Instructions for the task:
Repeat every line of the listing below exactly, minus the pictures.

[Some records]
★ ★ ★ ★ ★

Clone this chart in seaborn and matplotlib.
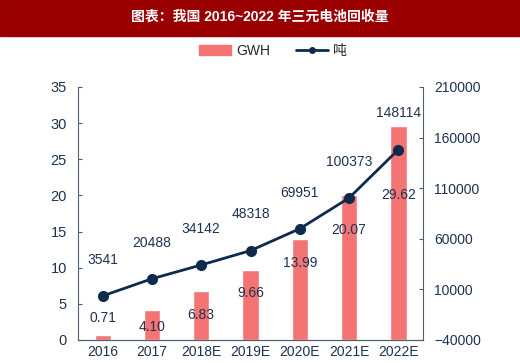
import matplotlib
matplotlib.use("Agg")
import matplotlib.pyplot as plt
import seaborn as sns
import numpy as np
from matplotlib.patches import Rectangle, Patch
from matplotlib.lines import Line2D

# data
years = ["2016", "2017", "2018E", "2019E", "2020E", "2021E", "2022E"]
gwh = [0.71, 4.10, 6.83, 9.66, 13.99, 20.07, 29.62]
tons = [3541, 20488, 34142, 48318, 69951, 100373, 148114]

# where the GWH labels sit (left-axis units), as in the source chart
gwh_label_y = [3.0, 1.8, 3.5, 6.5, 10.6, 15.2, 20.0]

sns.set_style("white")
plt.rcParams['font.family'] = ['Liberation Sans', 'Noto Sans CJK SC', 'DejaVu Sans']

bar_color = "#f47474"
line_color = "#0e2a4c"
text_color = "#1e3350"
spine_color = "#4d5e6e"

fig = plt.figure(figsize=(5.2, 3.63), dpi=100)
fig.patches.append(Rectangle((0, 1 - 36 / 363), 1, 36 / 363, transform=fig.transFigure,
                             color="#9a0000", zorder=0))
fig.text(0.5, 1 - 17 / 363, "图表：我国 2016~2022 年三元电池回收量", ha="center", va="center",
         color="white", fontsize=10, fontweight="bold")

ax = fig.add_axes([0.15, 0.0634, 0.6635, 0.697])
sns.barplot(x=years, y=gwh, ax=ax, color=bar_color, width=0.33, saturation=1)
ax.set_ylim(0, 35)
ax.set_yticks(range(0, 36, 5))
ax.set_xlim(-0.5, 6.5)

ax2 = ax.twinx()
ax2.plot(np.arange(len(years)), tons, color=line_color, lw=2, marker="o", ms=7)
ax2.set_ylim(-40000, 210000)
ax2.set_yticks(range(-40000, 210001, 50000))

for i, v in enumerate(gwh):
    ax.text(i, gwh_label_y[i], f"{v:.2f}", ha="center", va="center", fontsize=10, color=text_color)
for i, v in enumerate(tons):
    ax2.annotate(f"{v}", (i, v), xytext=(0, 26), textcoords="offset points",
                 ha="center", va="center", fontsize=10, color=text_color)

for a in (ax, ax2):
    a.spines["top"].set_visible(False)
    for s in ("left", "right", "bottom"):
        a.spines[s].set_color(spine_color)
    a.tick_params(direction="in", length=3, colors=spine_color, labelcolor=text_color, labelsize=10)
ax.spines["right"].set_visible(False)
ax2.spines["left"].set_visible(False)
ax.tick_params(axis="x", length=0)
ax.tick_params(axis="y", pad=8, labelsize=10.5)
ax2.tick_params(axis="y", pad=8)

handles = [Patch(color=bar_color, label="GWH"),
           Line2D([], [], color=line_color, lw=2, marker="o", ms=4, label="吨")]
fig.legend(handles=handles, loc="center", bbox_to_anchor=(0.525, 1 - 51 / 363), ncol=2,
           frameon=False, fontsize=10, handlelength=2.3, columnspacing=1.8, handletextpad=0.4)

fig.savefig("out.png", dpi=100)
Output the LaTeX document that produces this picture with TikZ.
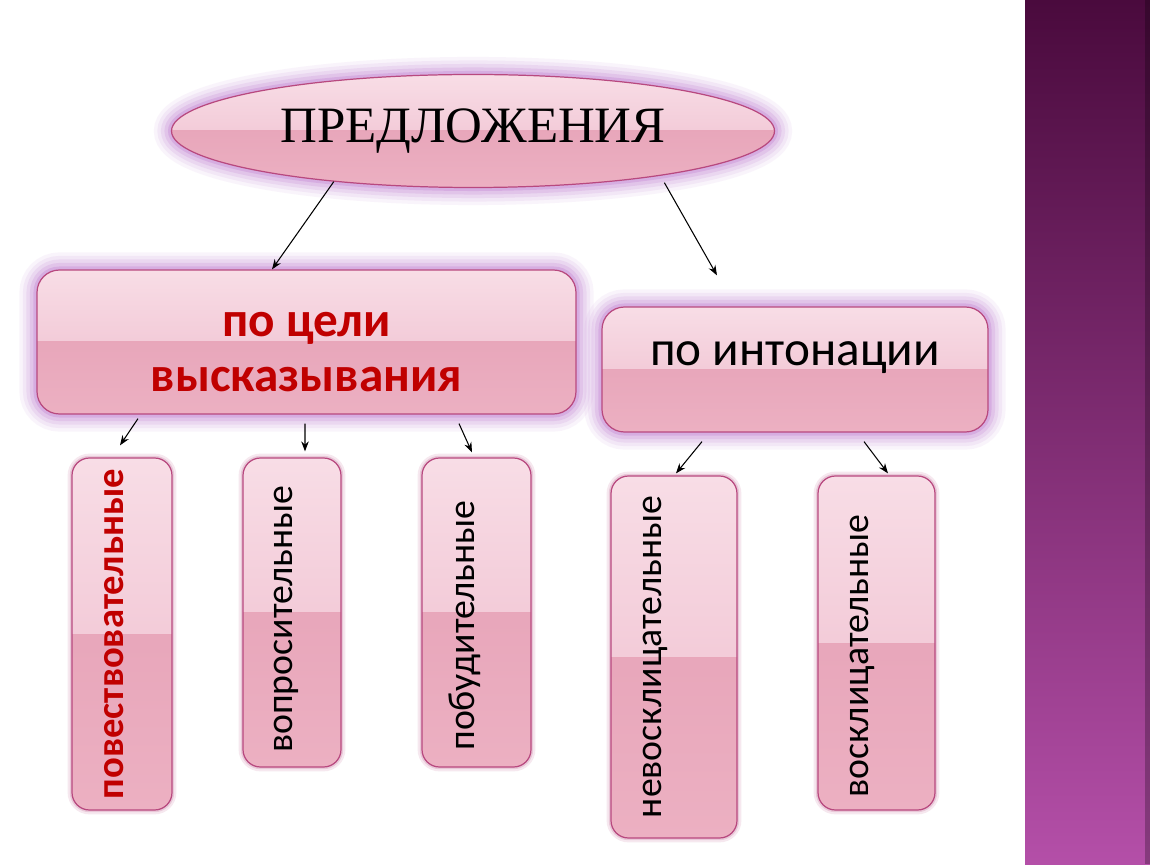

★ ★ ★ ★ ★

Solution to this task:
Clone this chart in seaborn and matplotlib.
import matplotlib
matplotlib.use("Agg")
import matplotlib.pyplot as plt
import seaborn as sns
import numpy as np
from matplotlib.patches import Rectangle, Patch
from matplotlib.lines import Line2D

# data
years = ["2016", "2017", "2018E", "2019E", "2020E", "2021E", "2022E"]
gwh = [0.71, 4.10, 6.83, 9.66, 13.99, 20.07, 29.62]
tons = [3541, 20488, 34142, 48318, 69951, 100373, 148114]

# where the GWH labels sit (left-axis units), as in the source chart
gwh_label_y = [3.0, 1.8, 3.5, 6.5, 10.6, 15.2, 20.0]

sns.set_style("white")
plt.rcParams['font.family'] = ['Liberation Sans', 'Noto Sans CJK SC', 'DejaVu Sans']

bar_color = "#f47474"
line_color = "#0e2a4c"
text_color = "#1e3350"
spine_color = "#4d5e6e"

fig = plt.figure(figsize=(5.2, 3.63), dpi=100)
fig.patches.append(Rectangle((0, 1 - 36 / 363), 1, 36 / 363, transform=fig.transFigure,
                             color="#9a0000", zorder=0))
fig.text(0.5, 1 - 17 / 363, "图表：我国 2016~2022 年三元电池回收量", ha="center", va="center",
         color="white", fontsize=10, fontweight="bold")

ax = fig.add_axes([0.15, 0.0634, 0.6635, 0.697])
sns.barplot(x=years, y=gwh, ax=ax, color=bar_color, width=0.33, saturation=1)
ax.set_ylim(0, 35)
ax.set_yticks(range(0, 36, 5))
ax.set_xlim(-0.5, 6.5)

ax2 = ax.twinx()
ax2.plot(np.arange(len(years)), tons, color=line_color, lw=2, marker="o", ms=7)
ax2.set_ylim(-40000, 210000)
ax2.set_yticks(range(-40000, 210001, 50000))

for i, v in enumerate(gwh):
    ax.text(i, gwh_label_y[i], f"{v:.2f}", ha="center", va="center", fontsize=10, color=text_color)
for i, v in enumerate(tons):
    ax2.annotate(f"{v}", (i, v), xytext=(0, 26), textcoords="offset points",
                 ha="center", va="center", fontsize=10, color=text_color)

for a in (ax, ax2):
    a.spines["top"].set_visible(False)
    for s in ("left", "right", "bottom"):
        a.spines[s].set_color(spine_color)
    a.tick_params(direction="in", length=3, colors=spine_color, labelcolor=text_color, labelsize=10)
ax.spines["right"].set_visible(False)
ax2.spines["left"].set_visible(False)
ax.tick_params(axis="x", length=0)
ax.tick_params(axis="y", pad=8, labelsize=10.5)
ax2.tick_params(axis="y", pad=8)

handles = [Patch(color=bar_color, label="GWH"),
           Line2D([], [], color=line_color, lw=2, marker="o", ms=4, label="吨")]
fig.legend(handles=handles, loc="center", bbox_to_anchor=(0.525, 1 - 51 / 363), ncol=2,
           frameon=False, fontsize=10, handlelength=2.3, columnspacing=1.8, handletextpad=0.4)

fig.savefig("out.png", dpi=100)
Output the LaTeX document that produces this picture with TikZ.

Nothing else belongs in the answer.